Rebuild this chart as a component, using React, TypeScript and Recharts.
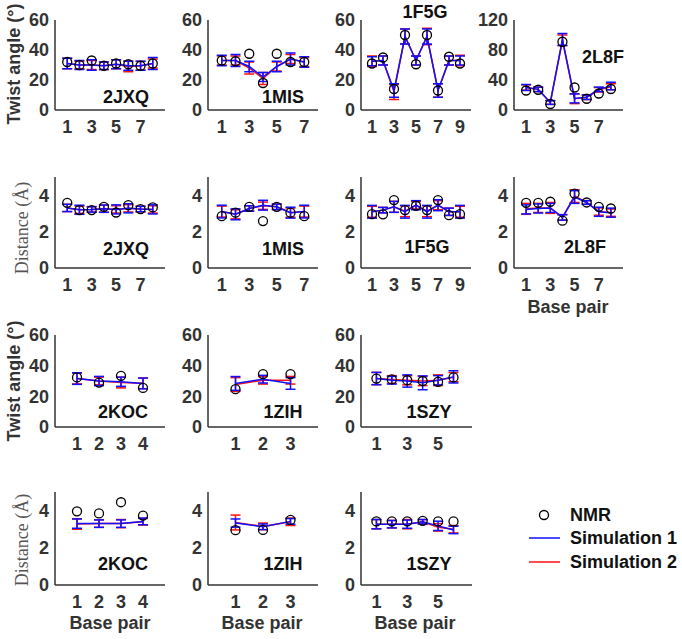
import React from 'react';
import { ComposedChart, Line, XAxis, YAxis, ErrorBar } from 'recharts';

// ---------- Twist angle, row 1 ----------
const jxqTwNmr = [32, 30, 33, 29.5, 31, 30.5, 29.5, 31];
const jxqTwS1 = [31, 30, 30, 29.5, 30.5, 29.5, 29.5, 31];
const jxqTwE1 = [3.5, 3, 3.5, 2.5, 3, 3, 3, 4];
const jxqTwS2 = [31, 30, 30, 29.5, 30.5, 29, 29.5, 31];
const jxqTwE2 = [3.5, 2.5, 3, 2.5, 3, 3.5, 3, 3];

const misTwNmr = [33, 32.5, 37.5, 18, 37.5, 32, 32];
const misTwS1 = [33, 33, 29, 22, 29, 34, 32];
const misTwE1 = [3.5, 4, 3.5, 3, 3.5, 4, 3.5];
const misTwS2 = [33, 33, 28, 21, 29, 34, 32];
const misTwE2 = [3, 3, 4, 4, 3, 3, 3];

const f5gTwNmr = [31, 35, 14, 50, 30.5, 50, 13, 35.5, 31];
const f5gTwS1 = [32.5, 33, 13, 49, 33, 49, 13, 33, 33];
const f5gTwE1 = [3, 3, 4.5, 5, 3, 5, 4.5, 3, 3];
const f5gTwS2 = [32.5, 33, 12, 49, 33, 49, 13, 33, 33];
const f5gTwE2 = [3.5, 3, 5, 5, 3, 5.5, 4.5, 3, 3.5];

const l8fTwNmr = [26, 27, 8, 91, 30, 15, 22, 28];
const l8fTwS1 = [30, 27.5, 10, 94, 15.5, 17, 27.5, 32];
const l8fTwE1 = [4, 3, 2.5, 8, 6, 3, 3, 5];
const l8fTwS2 = [30, 27.5, 10, 93, 15, 17, 27, 31];
const l8fTwE2 = [3.5, 3, 2.5, 7, 6.5, 3, 3, 4];

// ---------- Distance, row 2 ----------
const jxqDiNmr = [3.58, 3.18, 3.18, 3.36, 3.05, 3.45, 3.24, 3.33];
const jxqDiS1 = [3.3, 3.2, 3.22, 3.26, 3.22, 3.28, 3.24, 3.22];
const jxqDiE1 = [0.2, 0.25, 0.15, 0.2, 0.25, 0.25, 0.15, 0.25];
const jxqDiS2 = [3.3, 3.2, 3.22, 3.26, 3.22, 3.28, 3.24, 3.22];
const jxqDiE2 = [0.2, 0.2, 0.15, 0.2, 0.2, 0.2, 0.15, 0.2];

const misDiNmr = [2.85, 3.04, 3.36, 2.58, 3.36, 3.04, 2.85];
const misDiS1 = [3.1, 2.95, 3.27, 3.45, 3.36, 3.04, 3.1];
const misDiE1 = [0.35, 0.3, 0.15, 0.27, 0.15, 0.3, 0.35];
const misDiS2 = [3.1, 2.95, 3.27, 3.42, 3.36, 3.04, 3.1];
const misDiE2 = [0.3, 0.25, 0.15, 0.2, 0.15, 0.25, 0.3];

const f5gDiNmr = [2.96, 2.95, 3.73, 3.18, 3.42, 3.18, 3.73, 2.9, 2.96];
const f5gDiS1 = [3.09, 3.18, 3.36, 3.09, 3.45, 3.09, 3.45, 3.09, 3.09];
const f5gDiE1 = [0.35, 0.15, 0.3, 0.35, 0.25, 0.35, 0.3, 0.2, 0.35];
const f5gDiS2 = [3.09, 3.18, 3.36, 3.12, 3.45, 3.12, 3.45, 3.09, 3.09];
const f5gDiE2 = [0.3, 0.15, 0.3, 0.3, 0.2, 0.3, 0.25, 0.2, 0.3];

const l8fDiNmr = [3.58, 3.58, 3.64, 2.6, 4.09, 3.6, 3.36, 3.27];
const l8fDiS1 = [3.22, 3.27, 3.3, 2.78, 3.9, 3.6, 3.09, 3.04];
const l8fDiE1 = [0.25, 0.25, 0.25, 0.15, 0.35, 0.1, 0.25, 0.25];
const l8fDiS2 = [3.25, 3.3, 3.3, 2.78, 3.95, 3.6, 3.1, 3.04];
const l8fDiE2 = [0.3, 0.25, 0.3, 0.15, 0.35, 0.1, 0.2, 0.2];

// ---------- Twist angle, row 3 ----------
const kocTwNmr = [32.3, 29, 33.4, 25.5];
const kocTwS1 = [31.6, 30, 29.5, 28.4];
const kocTwE1 = [3.8, 3, 3, 3.5];
const kocTwS2 = [31.6, 30, 29, 28.5];
const kocTwE2 = [3.5, 2.5, 3.5, 3.5];

const zihTwNmr = [24.7, 34.5, 34.5];
const zihTwS1 = [28.4, 31.2, 28.4];
const zihTwE1 = [4.5, 2.5, 3.8];
const zihTwS2 = [27.7, 30.5, 30.5];
const zihTwE2 = [4.5, 2.5, 2.5];

const szyTwNmr = [31.6, 31, 30.5, 30, 29.5, 32.3];
const szyTwS1 = [31.6, 30.5, 30, 28.8, 30.5, 32.7];
const szyTwE1 = [4, 2.5, 4, 4.5, 3, 4];
const szyTwS2 = [31.6, 31, 30.5, 30, 30.5, 32.5];
const szyTwE2 = [4, 2.5, 3, 3, 3.5, 3];

// ---------- Distance, row 4 ----------
const kocDiNmr = [3.96, 3.85, 4.45, 3.73];
const kocDiS1 = [3.3, 3.3, 3.3, 3.42];
const kocDiE1 = [0.25, 0.2, 0.2, 0.18];
const kocDiS2 = [3.28, 3.3, 3.3, 3.4];
const kocDiE2 = [0.28, 0.2, 0.22, 0.18];

const zihDiNmr = [2.95, 2.96, 3.5];
const zihDiS1 = [3.33, 3.13, 3.42];
const zihDiE1 = [0.22, 0.15, 0.15];
const zihDiS2 = [3.36, 3.15, 3.4];
const zihDiE2 = [0.4, 0.18, 0.2];

const szyDiNmr = [3.42, 3.42, 3.42, 3.45, 3.42, 3.42];
const szyDiS1 = [3.27, 3.27, 3.27, 3.4, 3.18, 2.96];
const szyDiE1 = [0.25, 0.2, 0.22, 0.12, 0.25, 0.2];
const szyDiS2 = [3.27, 3.27, 3.27, 3.4, 3.1, 3.0];
const szyDiE2 = [0.25, 0.2, 0.25, 0.12, 0.2, 0.2];

// tick labels
const twistTicks = [0, 20, 40, 60];
const twistTicks120 = [0, 40, 80, 120];
const distTicks = [0, 2, 4];
const oddTicks7 = [1, 3, 5, 7];
const oddTicks9 = [1, 3, 5, 7, 9];
const ticks1to4 = [1, 2, 3, 4];
const ticks1to3 = [1, 2, 3];
const oddTicks5 = [1, 3, 5];

const build = (n: number[], s1: number[], e1: number[], s2: number[], e2: number[]) =>
  n.map((v, i) => ({ x: i + 1, nmr: v, s1: s1[i], e1: e1[i], s2: s2[i], e2: e2[i] }));

type P = {
  x0: number; x1: number; yt: number; yb: number;
  xd: number[]; xt: number[]; yd: number[]; ytk: number[];
  data: any[];
};

const panels: P[] = [
  { x0: 55, x1: 165, yt: 20, yb: 110, xd: [0, 9], xt: oddTicks7, yd: [0, 60], ytk: twistTicks, data: build(jxqTwNmr, jxqTwS1, jxqTwE1, jxqTwS2, jxqTwE2) },
  { x0: 208, x1: 318, yt: 20, yb: 110, xd: [0, 8], xt: oddTicks7, yd: [0, 60], ytk: twistTicks, data: build(misTwNmr, misTwS1, misTwE1, misTwS2, misTwE2) },
  { x0: 361, x1: 471, yt: 20, yb: 110, xd: [0, 10], xt: oddTicks9, yd: [0, 60], ytk: twistTicks, data: build(f5gTwNmr, f5gTwS1, f5gTwE1, f5gTwS2, f5gTwE2) },
  { x0: 514, x1: 623, yt: 20, yb: 110, xd: [0, 9], xt: oddTicks7, yd: [0, 120], ytk: twistTicks120, data: build(l8fTwNmr, l8fTwS1, l8fTwE1, l8fTwS2, l8fTwE2) },

  { x0: 55, x1: 165, yt: 177, yb: 268, xd: [0, 9], xt: oddTicks7, yd: [0, 5], ytk: distTicks, data: build(jxqDiNmr, jxqDiS1, jxqDiE1, jxqDiS2, jxqDiE2) },
  { x0: 208, x1: 318, yt: 177, yb: 268, xd: [0, 8], xt: oddTicks7, yd: [0, 5], ytk: distTicks, data: build(misDiNmr, misDiS1, misDiE1, misDiS2, misDiE2) },
  { x0: 361, x1: 471, yt: 177, yb: 268, xd: [0, 10], xt: oddTicks9, yd: [0, 5], ytk: distTicks, data: build(f5gDiNmr, f5gDiS1, f5gDiE1, f5gDiS2, f5gDiE2) },
  { x0: 514, x1: 623, yt: 177, yb: 268, xd: [0, 9], xt: oddTicks7, yd: [0, 5], ytk: distTicks, data: build(l8fDiNmr, l8fDiS1, l8fDiE1, l8fDiS2, l8fDiE2) },

  { x0: 55, x1: 165, yt: 335, yb: 427, xd: [0, 5], xt: ticks1to4, yd: [0, 60], ytk: twistTicks, data: build(kocTwNmr, kocTwS1, kocTwE1, kocTwS2, kocTwE2) },
  { x0: 208, x1: 318, yt: 335, yb: 427, xd: [0, 4], xt: ticks1to3, yd: [0, 60], ytk: twistTicks, data: build(zihTwNmr, zihTwS1, zihTwE1, zihTwS2, zihTwE2) },
  { x0: 361, x1: 472, yt: 335, yb: 427, xd: [0, 7.2], xt: oddTicks5, yd: [0, 60], ytk: twistTicks, data: build(szyTwNmr, szyTwS1, szyTwE1, szyTwS2, szyTwE2) },

  { x0: 55, x1: 165, yt: 492, yb: 585, xd: [0, 5], xt: ticks1to4, yd: [0, 5], ytk: distTicks, data: build(kocDiNmr, kocDiS1, kocDiE1, kocDiS2, kocDiE2) },
  { x0: 208, x1: 318, yt: 492, yb: 585, xd: [0, 4], xt: ticks1to3, yd: [0, 5], ytk: distTicks, data: build(zihDiNmr, zihDiS1, zihDiE1, zihDiS2, zihDiE2) },
  { x0: 361, x1: 472, yt: 492, yb: 585, xd: [0, 7.2], xt: oddTicks5, yd: [0, 5], ytk: distTicks, data: build(szyDiNmr, szyDiS1, szyDiE1, szyDiS2, szyDiE2) },
];

const titles = [
  { t: '2JXQ', x: 126, y: 103 }, { t: '1MIS', x: 283, y: 103 }, { t: '1F5G', x: 425, y: 18 }, { t: '2L8F', x: 603, y: 63 },
  { t: '2JXQ', x: 126, y: 255 }, { t: '1MIS', x: 283, y: 255 }, { t: '1F5G', x: 427, y: 253 }, { t: '2L8F', x: 585, y: 253 },
  { t: '2KOC', x: 123, y: 418 }, { t: '1ZIH', x: 283, y: 418 }, { t: '1SZY', x: 429, y: 418 },
  { t: '2KOC', x: 123, y: 570 }, { t: '1ZIH', x: 283, y: 570 }, { t: '1SZY', x: 429, y: 570 },
];

const FONT = 'Arial, "Liberation Sans", sans-serif';
const AX = '#333333';
const BLUE = '#1010ff';
const RED = '#ff1010';

const tickStyle = { fontSize: 18, fontWeight: 'bold', fill: AX, fontFamily: FONT };

function Panel({ p }: { p: P }) {
  const YAW = 50, XAH = 36, PT = 10, PR = 10;
  const w = p.x1 - p.x0;
  const h = p.yb - p.yt;
  return (
    <div style={{ position: 'absolute', left: p.x0 - YAW, top: p.yt - PT }}>
      <ComposedChart width={YAW + w + PR} height={PT + h + XAH} data={p.data}
        margin={{ top: PT, right: PR, left: 0, bottom: 0 }}>
        <XAxis type="number" dataKey="x" domain={p.xd} ticks={p.xt} interval={0} height={XAH}
          axisLine={{ stroke: AX, strokeWidth: 1.5 }} tickLine={false} tickSize={6} tickMargin={4}
          tick={tickStyle} allowDataOverflow />
        <YAxis type="number" domain={p.yd} ticks={p.ytk} interval={0} width={YAW}
          axisLine={{ stroke: AX, strokeWidth: 1.5 }} tickLine={false} tickSize={5} tickMargin={1}
          tick={tickStyle} allowDataOverflow />
        <Line dataKey="s2" stroke={RED} strokeWidth={1.5} dot={false} isAnimationActive={false}>
          <ErrorBar dataKey="e2" direction="y" width={5} stroke={RED} strokeWidth={1.5} isAnimationActive={false} />
        </Line>
        <Line dataKey="s1" stroke={BLUE} strokeWidth={1.5} dot={false} isAnimationActive={false}>
          <ErrorBar dataKey="e1" direction="y" width={5} stroke={BLUE} strokeWidth={1.5} isAnimationActive={false} />
        </Line>
        <Line dataKey="nmr" stroke="none" strokeWidth={0}
          dot={{ r: 4.5, fill: 'none', stroke: '#000', strokeWidth: 1.3 }}
          activeDot={false} isAnimationActive={false} />
      </ComposedChart>
    </div>
  );
}

export default function App() {
  const bold = { fontFamily: FONT, fontWeight: 'bold' as const, fontSize: 18 };
  return (
    <div style={{ position: 'absolute', left: 0, top: 0, width: 682, height: 639, background: '#fff' }}>
      {panels.map((p, i) => <Panel key={i} p={p} />)}
      <svg width={682} height={639} style={{ position: 'absolute', left: 0, top: 0, pointerEvents: 'none' }}>
        {titles.map((t, i) => (
          <text key={i} x={t.x} y={t.y} textAnchor="middle" fill="#111" {...bold}>{t.t}</text>
        ))}
        <text transform="translate(20,64) rotate(-90)" textAnchor="middle" fill={AX} {...bold}>Twist angle (°)</text>
        <text transform="translate(20,381) rotate(-90)" textAnchor="middle" fill={AX} {...bold}>Twist angle (°)</text>
        <text transform="translate(28,228) rotate(-90)" textAnchor="middle" fill="#555"
          fontFamily='"Liberation Serif", "Times New Roman", serif' fontSize={18}>Distance (Å)</text>
        <text transform="translate(28,540) rotate(-90)" textAnchor="middle" fill="#555"
          fontFamily='"Liberation Serif", "Times New Roman", serif' fontSize={18}>Distance (Å)</text>
        <text x={568} y={313} textAnchor="middle" fill={AX} {...bold}>Base pair</text>
        <text x={110} y={629} textAnchor="middle" fill={AX} {...bold}>Base pair</text>
        <text x={262} y={629} textAnchor="middle" fill={AX} {...bold}>Base pair</text>
        <text x={415} y={629} textAnchor="middle" fill={AX} {...bold}>Base pair</text>
        <circle cx={544} cy={515} r={4.5} fill="none" stroke="#000" strokeWidth={1.3} />
        <text x={570} y={521} fill="#111" {...bold}>NMR</text>
        <line x1={529} x2={560} y1={538} y2={538} stroke={BLUE} strokeWidth={1.5} />
        <text x={570} y={544} fill="#111" {...bold}>Simulation 1</text>
        <line x1={529} x2={560} y1={562} y2={562} stroke={RED} strokeWidth={1.5} />
        <text x={570} y={568} fill="#111" {...bold}>Simulation 2</text>
      </svg>
    </div>
  );
}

*****

## Description of the task:
Restate, line by line and word for word, everything from the top of the material through the line that contains "const l8fTwE2 = [3.5, 3, 2.5, 7, 6.5, 3, 3, 4];". Leave pictures out.

## Answer to the problem:
Rebuild this chart as a component, using React, TypeScript and Recharts.
import React from 'react';
import { ComposedChart, Line, XAxis, YAxis, ErrorBar } from 'recharts';

// ---------- Twist angle, row 1 ----------
const jxqTwNmr = [32, 30, 33, 29.5, 31, 30.5, 29.5, 31];
const jxqTwS1 = [31, 30, 30, 29.5, 30.5, 29.5, 29.5, 31];
const jxqTwE1 = [3.5, 3, 3.5, 2.5, 3, 3, 3, 4];
const jxqTwS2 = [31, 30, 30, 29.5, 30.5, 29, 29.5, 31];
const jxqTwE2 = [3.5, 2.5, 3, 2.5, 3, 3.5, 3, 3];

const misTwNmr = [33, 32.5, 37.5, 18, 37.5, 32, 32];
const misTwS1 = [33, 33, 29, 22, 29, 34, 32];
const misTwE1 = [3.5, 4, 3.5, 3, 3.5, 4, 3.5];
const misTwS2 = [33, 33, 28, 21, 29, 34, 32];
const misTwE2 = [3, 3, 4, 4, 3, 3, 3];

const f5gTwNmr = [31, 35, 14, 50, 30.5, 50, 13, 35.5, 31];
const f5gTwS1 = [32.5, 33, 13, 49, 33, 49, 13, 33, 33];
const f5gTwE1 = [3, 3, 4.5, 5, 3, 5, 4.5, 3, 3];
const f5gTwS2 = [32.5, 33, 12, 49, 33, 49, 13, 33, 33];
const f5gTwE2 = [3.5, 3, 5, 5, 3, 5.5, 4.5, 3, 3.5];

const l8fTwNmr = [26, 27, 8, 91, 30, 15, 22, 28];
const l8fTwS1 = [30, 27.5, 10, 94, 15.5, 17, 27.5, 32];
const l8fTwE1 = [4, 3, 2.5, 8, 6, 3, 3, 5];
const l8fTwS2 = [30, 27.5, 10, 93, 15, 17, 27, 31];
const l8fTwE2 = [3.5, 3, 2.5, 7, 6.5, 3, 3, 4];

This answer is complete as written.